[Data shown]
▬▬▬▬▬▬
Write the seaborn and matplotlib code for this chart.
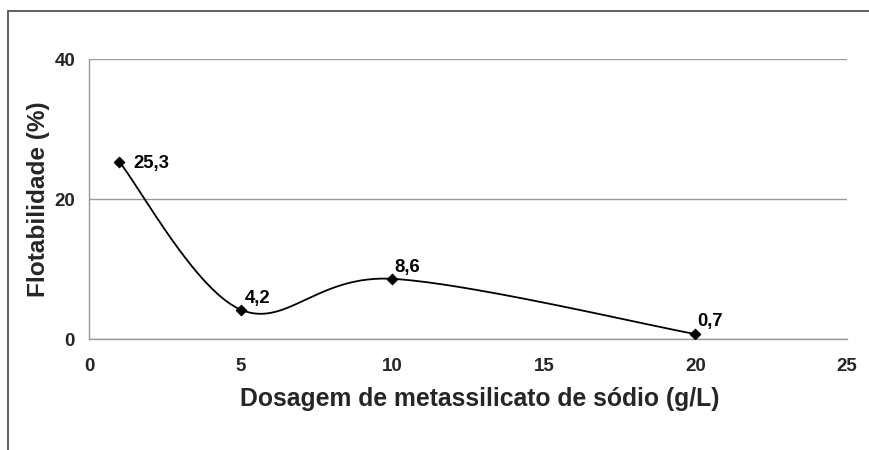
▬▬▬▬▬▬
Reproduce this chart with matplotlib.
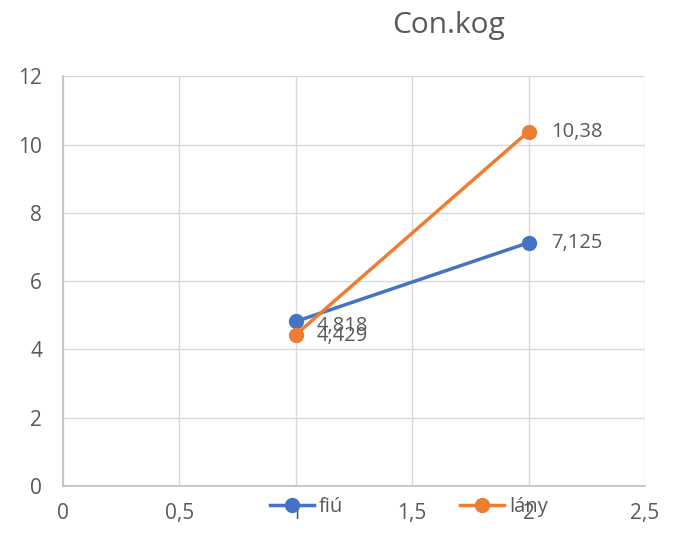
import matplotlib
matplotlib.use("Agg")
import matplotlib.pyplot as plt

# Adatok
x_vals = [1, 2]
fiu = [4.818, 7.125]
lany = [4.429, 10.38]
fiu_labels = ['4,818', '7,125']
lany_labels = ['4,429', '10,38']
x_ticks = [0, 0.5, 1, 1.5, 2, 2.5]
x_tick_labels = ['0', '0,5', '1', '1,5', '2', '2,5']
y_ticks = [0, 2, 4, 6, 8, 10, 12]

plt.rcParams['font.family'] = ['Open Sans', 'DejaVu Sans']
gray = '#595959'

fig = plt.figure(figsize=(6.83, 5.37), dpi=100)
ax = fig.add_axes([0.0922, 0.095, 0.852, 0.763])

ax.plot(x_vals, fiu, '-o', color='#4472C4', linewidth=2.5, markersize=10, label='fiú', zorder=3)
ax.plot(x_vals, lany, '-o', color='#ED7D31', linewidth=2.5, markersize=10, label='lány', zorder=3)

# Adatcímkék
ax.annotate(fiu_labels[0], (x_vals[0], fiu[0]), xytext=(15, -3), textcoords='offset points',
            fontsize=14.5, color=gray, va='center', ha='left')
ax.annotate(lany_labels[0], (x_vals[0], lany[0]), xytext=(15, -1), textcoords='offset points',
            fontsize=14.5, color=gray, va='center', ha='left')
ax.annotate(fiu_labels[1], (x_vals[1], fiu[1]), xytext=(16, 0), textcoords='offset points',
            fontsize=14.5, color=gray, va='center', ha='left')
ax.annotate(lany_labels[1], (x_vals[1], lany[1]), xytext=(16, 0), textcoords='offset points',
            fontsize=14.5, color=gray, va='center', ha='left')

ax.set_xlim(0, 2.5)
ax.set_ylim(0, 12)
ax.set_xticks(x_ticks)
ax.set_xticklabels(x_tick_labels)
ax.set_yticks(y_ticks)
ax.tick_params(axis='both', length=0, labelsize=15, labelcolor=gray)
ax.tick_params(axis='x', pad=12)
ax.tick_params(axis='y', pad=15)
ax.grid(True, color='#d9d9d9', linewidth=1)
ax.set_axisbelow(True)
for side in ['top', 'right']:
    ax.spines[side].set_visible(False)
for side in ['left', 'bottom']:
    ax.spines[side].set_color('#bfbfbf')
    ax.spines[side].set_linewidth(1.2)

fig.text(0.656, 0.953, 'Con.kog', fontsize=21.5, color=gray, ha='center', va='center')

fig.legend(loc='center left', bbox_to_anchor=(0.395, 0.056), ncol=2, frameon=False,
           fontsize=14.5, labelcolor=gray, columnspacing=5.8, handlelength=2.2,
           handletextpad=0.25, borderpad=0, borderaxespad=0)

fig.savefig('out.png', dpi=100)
▬▬▬▬▬▬
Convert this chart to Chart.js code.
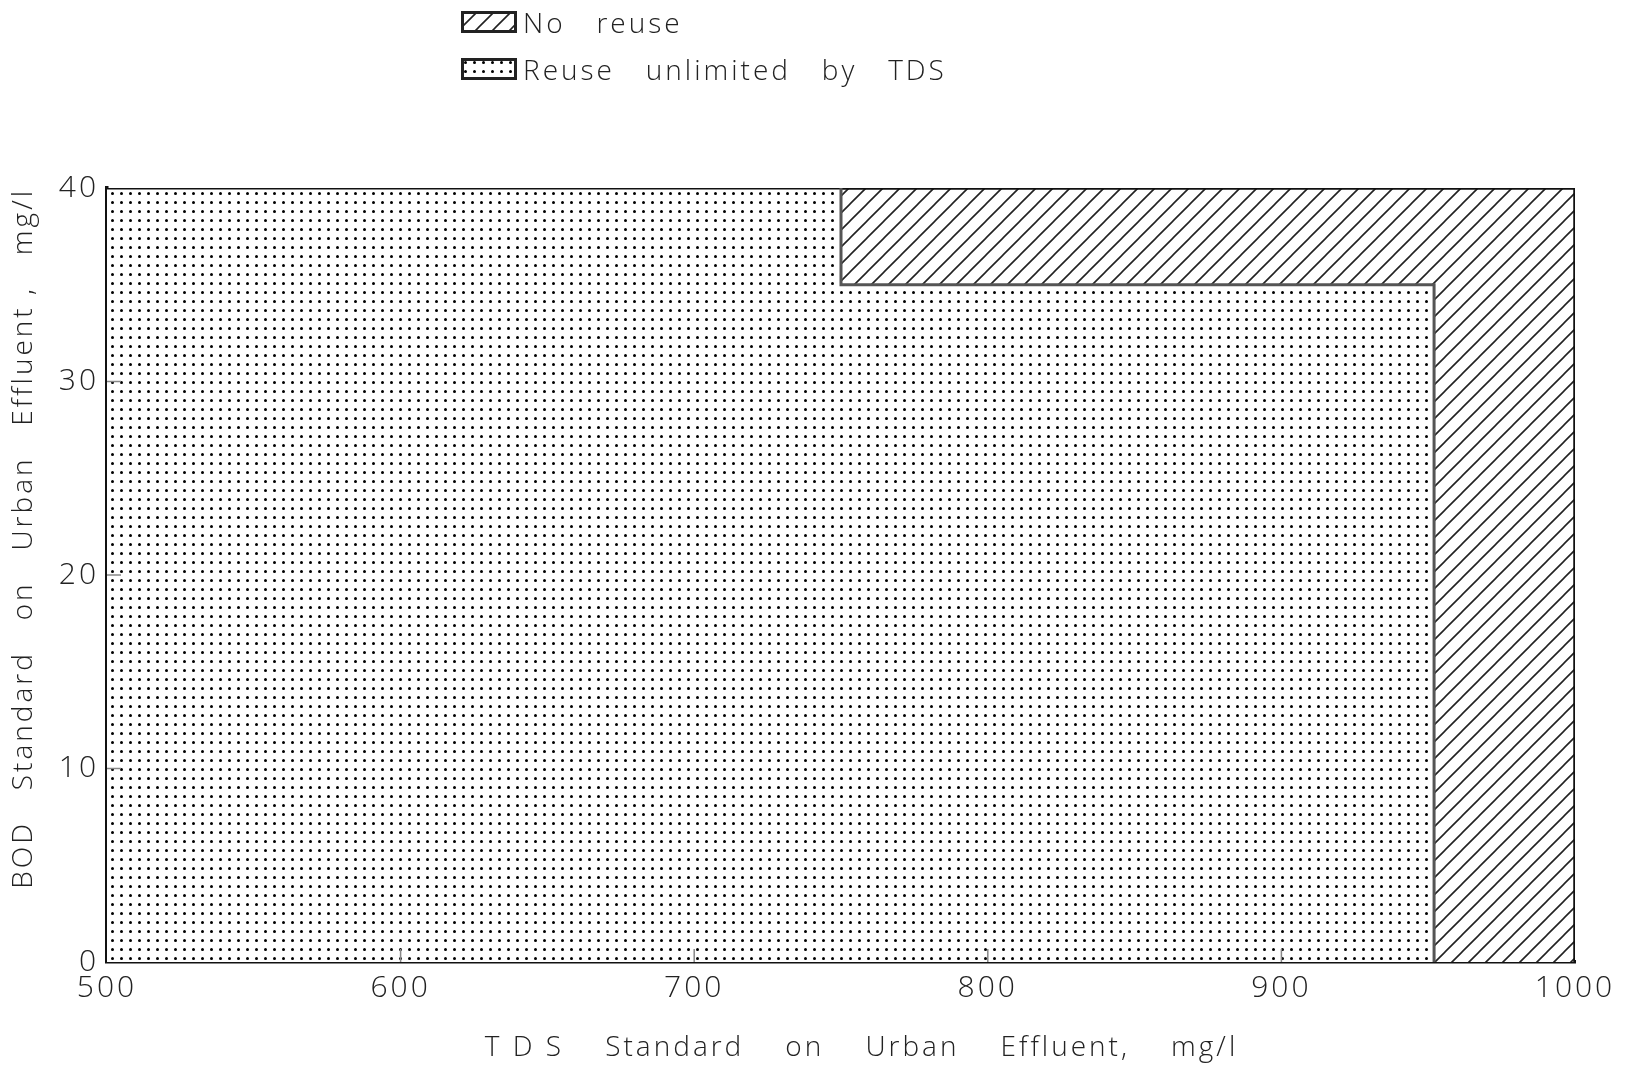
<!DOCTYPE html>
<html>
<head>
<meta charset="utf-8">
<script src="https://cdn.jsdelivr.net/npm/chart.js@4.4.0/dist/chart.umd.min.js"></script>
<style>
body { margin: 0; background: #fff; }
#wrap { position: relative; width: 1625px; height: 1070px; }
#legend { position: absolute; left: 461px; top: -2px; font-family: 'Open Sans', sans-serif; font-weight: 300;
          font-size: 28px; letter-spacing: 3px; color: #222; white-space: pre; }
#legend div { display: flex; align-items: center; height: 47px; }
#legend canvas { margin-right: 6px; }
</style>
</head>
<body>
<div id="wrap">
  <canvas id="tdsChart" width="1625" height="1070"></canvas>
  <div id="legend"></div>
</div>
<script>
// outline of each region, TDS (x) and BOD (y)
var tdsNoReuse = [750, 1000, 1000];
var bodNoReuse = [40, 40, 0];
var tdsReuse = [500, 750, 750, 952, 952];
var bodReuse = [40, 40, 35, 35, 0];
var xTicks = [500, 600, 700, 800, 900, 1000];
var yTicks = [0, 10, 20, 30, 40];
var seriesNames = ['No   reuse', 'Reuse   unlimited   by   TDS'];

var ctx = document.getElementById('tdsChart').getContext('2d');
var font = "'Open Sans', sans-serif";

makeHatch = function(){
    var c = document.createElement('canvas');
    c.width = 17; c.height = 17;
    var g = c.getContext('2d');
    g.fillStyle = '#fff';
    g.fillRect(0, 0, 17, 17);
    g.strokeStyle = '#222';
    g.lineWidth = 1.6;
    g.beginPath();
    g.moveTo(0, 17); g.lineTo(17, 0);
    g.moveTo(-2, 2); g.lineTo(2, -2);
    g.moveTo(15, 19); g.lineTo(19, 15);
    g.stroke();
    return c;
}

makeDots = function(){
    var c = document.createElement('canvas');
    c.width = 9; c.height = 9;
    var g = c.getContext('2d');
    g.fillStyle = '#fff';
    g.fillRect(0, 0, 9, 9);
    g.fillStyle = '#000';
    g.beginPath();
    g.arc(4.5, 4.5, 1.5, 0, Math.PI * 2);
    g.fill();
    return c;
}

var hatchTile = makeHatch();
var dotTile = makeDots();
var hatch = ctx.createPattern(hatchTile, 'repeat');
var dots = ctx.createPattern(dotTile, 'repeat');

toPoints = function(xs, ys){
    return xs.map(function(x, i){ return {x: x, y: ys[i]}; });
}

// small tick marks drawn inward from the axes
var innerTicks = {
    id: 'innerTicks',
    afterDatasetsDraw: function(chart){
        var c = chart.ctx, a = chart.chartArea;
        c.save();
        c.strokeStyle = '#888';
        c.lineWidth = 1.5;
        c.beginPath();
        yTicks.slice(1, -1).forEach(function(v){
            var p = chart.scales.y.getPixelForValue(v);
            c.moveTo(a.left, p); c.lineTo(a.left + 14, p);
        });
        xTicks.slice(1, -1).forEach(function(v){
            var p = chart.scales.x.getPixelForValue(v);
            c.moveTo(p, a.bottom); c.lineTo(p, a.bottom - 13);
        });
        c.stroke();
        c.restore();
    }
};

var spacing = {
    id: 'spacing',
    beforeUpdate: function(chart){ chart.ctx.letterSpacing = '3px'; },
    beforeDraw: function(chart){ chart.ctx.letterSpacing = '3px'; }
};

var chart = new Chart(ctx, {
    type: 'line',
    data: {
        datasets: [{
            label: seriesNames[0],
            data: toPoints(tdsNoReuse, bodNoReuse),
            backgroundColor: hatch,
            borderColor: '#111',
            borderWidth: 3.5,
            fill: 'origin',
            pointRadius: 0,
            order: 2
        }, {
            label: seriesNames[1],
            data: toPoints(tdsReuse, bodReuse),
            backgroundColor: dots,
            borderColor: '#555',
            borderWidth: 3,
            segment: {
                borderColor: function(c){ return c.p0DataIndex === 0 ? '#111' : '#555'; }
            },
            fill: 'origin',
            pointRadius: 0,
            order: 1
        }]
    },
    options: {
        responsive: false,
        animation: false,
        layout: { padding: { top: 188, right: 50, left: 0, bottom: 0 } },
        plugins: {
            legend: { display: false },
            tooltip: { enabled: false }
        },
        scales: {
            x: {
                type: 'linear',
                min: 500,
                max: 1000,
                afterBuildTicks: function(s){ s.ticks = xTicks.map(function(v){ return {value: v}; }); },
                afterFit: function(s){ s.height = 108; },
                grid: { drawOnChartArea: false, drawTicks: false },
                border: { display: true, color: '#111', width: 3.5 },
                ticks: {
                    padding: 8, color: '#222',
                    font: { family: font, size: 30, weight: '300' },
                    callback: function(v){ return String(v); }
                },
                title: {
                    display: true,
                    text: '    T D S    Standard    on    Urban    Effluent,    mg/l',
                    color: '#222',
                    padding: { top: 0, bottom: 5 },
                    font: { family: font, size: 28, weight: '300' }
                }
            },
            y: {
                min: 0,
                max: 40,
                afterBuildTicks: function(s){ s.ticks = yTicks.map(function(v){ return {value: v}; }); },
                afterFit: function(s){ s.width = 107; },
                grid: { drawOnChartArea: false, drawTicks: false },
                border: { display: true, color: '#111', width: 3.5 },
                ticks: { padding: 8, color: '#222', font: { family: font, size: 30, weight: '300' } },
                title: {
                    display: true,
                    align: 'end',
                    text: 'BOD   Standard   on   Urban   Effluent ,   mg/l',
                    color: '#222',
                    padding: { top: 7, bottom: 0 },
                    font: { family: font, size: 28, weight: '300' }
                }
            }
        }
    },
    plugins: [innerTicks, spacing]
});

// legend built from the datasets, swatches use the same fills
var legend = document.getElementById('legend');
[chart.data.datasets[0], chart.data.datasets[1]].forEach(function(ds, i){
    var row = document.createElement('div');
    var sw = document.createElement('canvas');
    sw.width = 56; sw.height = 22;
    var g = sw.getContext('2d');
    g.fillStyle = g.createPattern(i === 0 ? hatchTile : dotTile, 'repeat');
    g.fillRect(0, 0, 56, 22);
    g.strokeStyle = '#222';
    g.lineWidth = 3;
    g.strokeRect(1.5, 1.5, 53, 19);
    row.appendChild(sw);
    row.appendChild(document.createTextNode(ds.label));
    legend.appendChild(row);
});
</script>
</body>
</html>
▬▬▬▬▬▬
[Prompt]
Scan the listing above. Gather each line that contains the word "matplotlib".

[Expected answer]
Write the seaborn and matplotlib code for this chart.
Reproduce this chart with matplotlib.
import matplotlib
matplotlib.use("Agg")
import matplotlib.pyplot as plt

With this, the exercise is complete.